Lors du Masters 1000 de Montréal 2017, le natif de Tel-Aviv, alors 18 printemps et 143e mondial, a réussi son premier grand exploit en s’imposant devant Rafael Nadal. Une perf’ retentissante, célébrée avec les Auger-Aliassime. “J’étais hébergé par la famille de Félix pendant ce tournoi, c’est un frère pour moi, a-t-il révélé pour l’ATP. Quand je suis revenu du match contre Rafa, il était entre 1h et 2h du matin. J’ai fêté ça avec sa mère et sa sœur dans la cuisine, en essayant de ne pas faire trop de bruit parce que Félix dormait, il devait s'entraîner à 6h ou 7h le lendemain. Mais il nous a rejoints, et nous avons fêté ça tous ensemble. (...) C’était un super moment.”
“Chaque fois qu’on se joue, il y a ce petit truc spécial où tu veux gagner” - Félix Auger-Aliassime
Excepté pour défendre les couleurs de leurs pays, lorsqu’ils se sont retrouvés sur un même terrain en compétition officielle depuis leurs trophées chez les jeunes, c’était pour se défier.

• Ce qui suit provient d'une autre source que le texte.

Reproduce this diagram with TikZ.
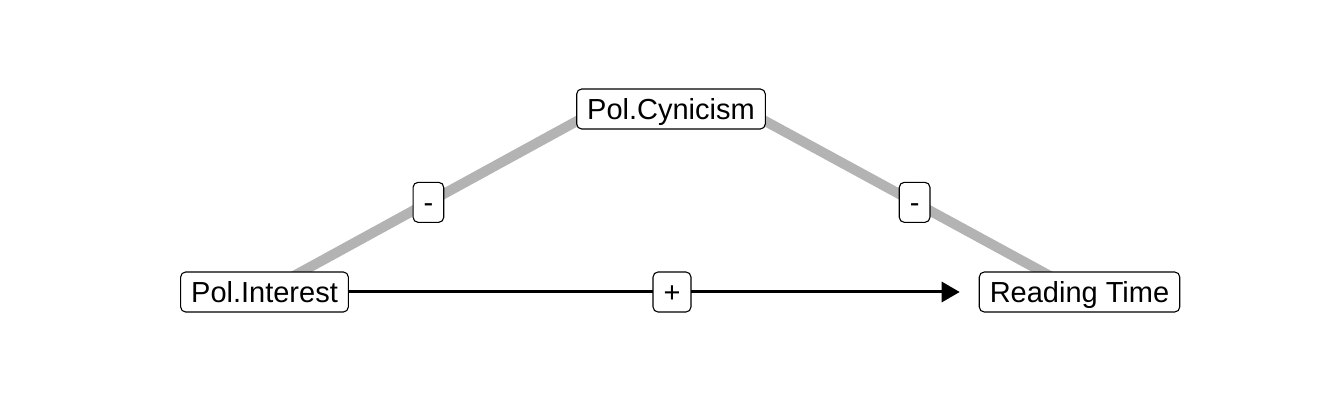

En se partageant les victoires : trois chacun sur le circuit principal. Des duels aux saveurs particulières. “Chaque fois qu’on se joue, il y a ce petit truc spécial, a confié le Québécois, toujours en répondant à Mahut pour We Are Tennis. Lorsque j’affronte un autre gars de son niveau ou de son classement, ce n’est pas pareil. Entre nous, il y a ce truc spécial où tu veux gagner. Mais notre rivalité est très saine, parce que ça nous pousse à donner le meilleur de nous-mêmes.”
Avec chacun leur style dans l’attitude. S’ils sont tous deux habités par la volonté de ne jamais rien lâcher, Shapovalov nous a habitués à extérioriser ses émotions, positives comme négatives, alors qu’Auger-Aliassime a adopté un faciès plus calme et impassible. Des témoins de leurs caractères respectifs. “Est-ce que je rappe avec lui (Shapovalov notamment sorti un morceau en featuring avec Corentin Moutet) ? Non (rires), a répondu le Montréalais à Mahut. Dans ce qu’on aime faire, dans le style vestimentaire ou autre, nos personnalités sont très différentes.” Reste à savoir si celles-ci ont été influencées par leurs prénoms.